Food + Drink

February wine picks

Bottles to turn the winter blahs into ahhhs

by MICHAEL PINKUS

It’s February and all that comes with it has arrived … Groundhog Day (Wiarton Willie predicts an early spring, while Punxsutawney Phil says the US is in for six more weeks of winter), Valentine’s Day (what do you get a loved one during a lockdown?), Family Day (though haven’t you spent enough time with them?) and of course, the February blahs.

This year it might be said that we’ve all been drinking a little too much (but we’ll just keep that between us). Let me help you drink better—and for less—with a few under $20 recommendations recently released at the LCBO.


SCORE KEY

Good ★★★ ½

Very Good ★★★★

Excellent ★★★★ ½

Outstanding ★★★★★

+ Wines with a little bit extra.



Zonte’s Footstep 2017 Canto

Australia, $18.95, Vintages 289967

★★★ ½

A blend of Italian grape varieties: Sangiovese and Lagrein, grown in Australia—in the Fleurieu region of South Australia—what it delivers is a far cry from what you expect, but still a delicious wine. Strawberry and balsamic notes from the Sangiovese, while the Lagrein adds those cherry, earthy notes all balanced with a tartness before opening up to add floral, spiced-plum, Christmas cake and even a jammy nuance. It’s a fun little frolic of a wine from grapes grown outside their native land and makes for an unusual yet playful wine.  



Pongracz Cap Classique Rosé

South Africa, $18.95, Vintages 646968

★★★ ½+

A South African traditional method bubble made from classic vinifera grapes: Pinot Noir and Chardonnay. An intense aroma of cherry and raspberry grip the nose adding in floral and lime which also follows onto the palate. The finish is dry and offers up black cherry and earthy characteristics. Pleasant entry and lovely mid-palate with a finish that has you craving more.  

Wakefield 2019 Chardonnay

Australia, $16.95, Vintages 711556

★★★ ½+

Australia is learning new ways to reconquer Chardonnay after years of over-oaking. This Wakefield shows a real delicacy of tropical fruit, both on the nose and palate, displaying pineapple along with grapefruit, apple and melon rind. There’s some nice citrus zest on the finish that helps balance off that punchy sweet fruit character.

Vina Tarapaca 2018 Gran Reserva Merlot

Chile, $17.95, Vintages 17132

★★★★+

This is a Merlot with a good future ahead of it. The nose kicks off with blueberry, mocha and menthol while the palate plays possum with subtle smoky notes and rambunctious cassis fruit flavor, all hiding behind a richness of acidity and tannins. My suggestion would be to age three to five years before cracking another bottle—or with enough air and a big glass, this wine becomes smooth and silky and a treat for the senses.  

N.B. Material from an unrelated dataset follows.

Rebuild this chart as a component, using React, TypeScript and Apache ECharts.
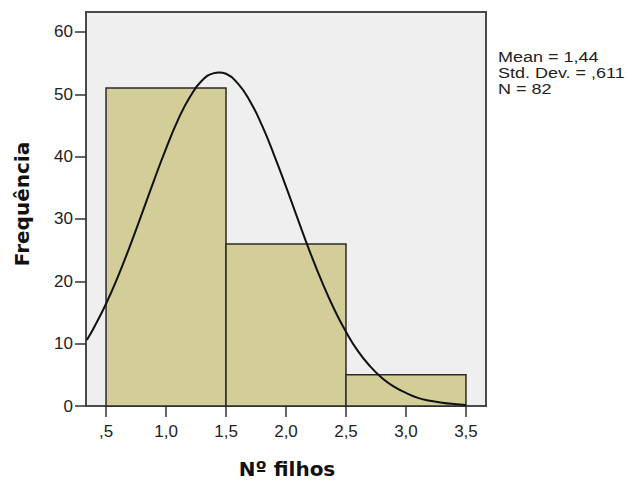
import React, { useEffect, useRef } from "react";
import * as echarts from "echarts";

const binStarts = [0.5, 1.5, 2.5];
const binEnds = [1.5, 2.5, 3.5];
const binCounts = [51, 26, 5];

const curveX = [0.34, 0.4, 0.5, 0.6, 0.7, 0.8, 0.9, 1.0, 1.1, 1.2, 1.3, 1.4, 1.44, 1.5, 1.6, 1.7, 1.8, 1.9, 2.0, 2.1, 2.2, 2.3, 2.4, 2.5, 2.6, 2.7, 2.8, 2.9, 3.0, 3.1, 3.2, 3.3, 3.4, 3.5];
const curveY = [10.6, 12.6, 16.4, 20.8, 25.7, 30.9, 36.2, 41.3, 45.9, 49.6, 52.2, 53.4, 53.5, 53.3, 51.7, 48.9, 45.0, 40.3, 35.2, 29.9, 24.7, 19.9, 15.6, 11.9, 8.8, 6.4, 4.5, 3.1, 2.1, 1.3, 0.85, 0.52, 0.31, 0.18];

const xTicks = [0.5, 1.0, 1.5, 2.0, 2.5, 3.0, 3.5];
const yTicks = [0, 10, 20, 30, 40, 50, 60];

const statsLines = ["Mean = 1,44", "Std. Dev. = ,611", "N = 82"];
const xTitle = "Nº filhos";
const yTitle = "Frequência";

export default function App() {
  const ref = useRef<HTMLDivElement>(null);
  useEffect(() => {
    document.body.style.margin = "0";
    const chart = echarts.init(ref.current!, null, { renderer: "svg" });
    const fmtX = (v: number) => {
      let s = v.toFixed(1).replace(".", ",");
      if (s.startsWith("0,")) s = s.slice(1);
      return s;
    };
    const bins = binStarts.map((s, i) => [s, binEnds[i], binCounts[i]]);
    const curve = curveX.map((x, i) => [x, curveY[i]]);
    chart.setOption({
      animation: false,
      grid: {
        left: 86,
        top: 12,
        right: 146,
        bottom: 77,
        show: true,
        backgroundColor: "#efefef",
        borderColor: "#4a4a4a",
        borderWidth: 2,
      },
      xAxis: {
        type: "value",
        min: 0.333,
        max: 3.667,
        axisLine: { show: false },
        splitLine: { show: false },
        axisTick: {
          show: true,
          customValues: xTicks,
          length: 11,
          lineStyle: { color: "#333", width: 1.5 },
        },
        axisLabel: {
          customValues: xTicks,
          formatter: fmtX,
          margin: 17,
          color: "#222",
          fontFamily: "Liberation Sans, Arial, sans-serif",
          fontSize: 17,
        },
      },
      yAxis: {
        type: "value",
        min: 0,
        max: 63.2,
        axisLine: { show: false },
        splitLine: { show: false },
        axisTick: {
          show: true,
          customValues: yTicks,
          length: 11,
          lineStyle: { color: "#333", width: 1.5 },
        },
        axisLabel: {
          customValues: yTicks,
          margin: 13,
          color: "#222",
          fontFamily: "Liberation Sans, Arial, sans-serif",
          fontSize: 17,
        },
      },
      graphic: [
        {
          type: "text",
          x: 22,
          y: 204,
          rotation: Math.PI / 2,
          style: {
            text: yTitle,
            align: "center",
            verticalAlign: "middle",
            font: "bold 20px 'DejaVu Sans'",
            fill: "#111",
          },
        },
        {
          type: "text",
          x: 287,
          y: 469,
          style: {
            text: xTitle,
            align: "center",
            verticalAlign: "middle",
            font: "bold 20px 'DejaVu Sans'",
            fill: "#111",
          },
        },
        ...statsLines.map((t, i) => ({
          type: "text",
          x: 498,
          y: 57.5 + i * 16,
          scaleX: 1.2,
          style: {
            text: t,
            align: "left",
            verticalAlign: "middle",
            font: "15px 'Liberation Sans'",
            fill: "#222",
          },
        })),
      ],
      series: [
        {
          type: "custom",
          data: bins,
          encode: { x: [0, 1], y: 2 },
          renderItem: (params: any, api: any) => {
            const p0 = api.coord([api.value(0), api.value(2)]);
            const p1 = api.coord([api.value(1), 0]);
            return {
              type: "rect",
              shape: { x: p0[0], y: p0[1], width: p1[0] - p0[0], height: p1[1] - p0[1] },
              style: { fill: "#d3ce98", stroke: "#2a2a2a", lineWidth: 1.5 },
            };
          },
          z: 2,
        },
        {
          type: "line",
          data: curve,
          smooth: true,
          showSymbol: false,
          lineStyle: { color: "#111", width: 2 },
          z: 3,
        },
      ],
    });
    return () => chart.dispose();
  }, []);
  return <div ref={ref} style={{ width: 632, height: 483 }} />;
}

Le Pupille 2018 Morrelino Di Scansano

Italy, $18.95, Vintages 455659

★★★★

This red blend from Italy is dominated by Sangiovese, but also adds Alicante and Ciliegiolo for added depth of both flavour and colour. A note of cherry, both the fruit and the blossom on both the nose and palate dominate this fruit-forward wine bringing with it some blackberry, floral and subtle smoky nuances on the finish. Gentle tannins and good acidity make it a drink now quaffer with tons of flavour.


McPherson 2017 MWC Shiraz Mourvedre

Australia, $17.95, Vintages 16032

★★★★+

An unexpectedly soft supple wine from the place that usually brings ballsy Shiraz to the table. It’s the raspberry-mocha on the palate that will get your attention, as the nose is as quiet as a church mouse. The mid-palate is juicy and savoury with plenty of red fruit and a wonderful acidity that keeps everything in check and in balance. I could drink this all night long—and you will want to do the same.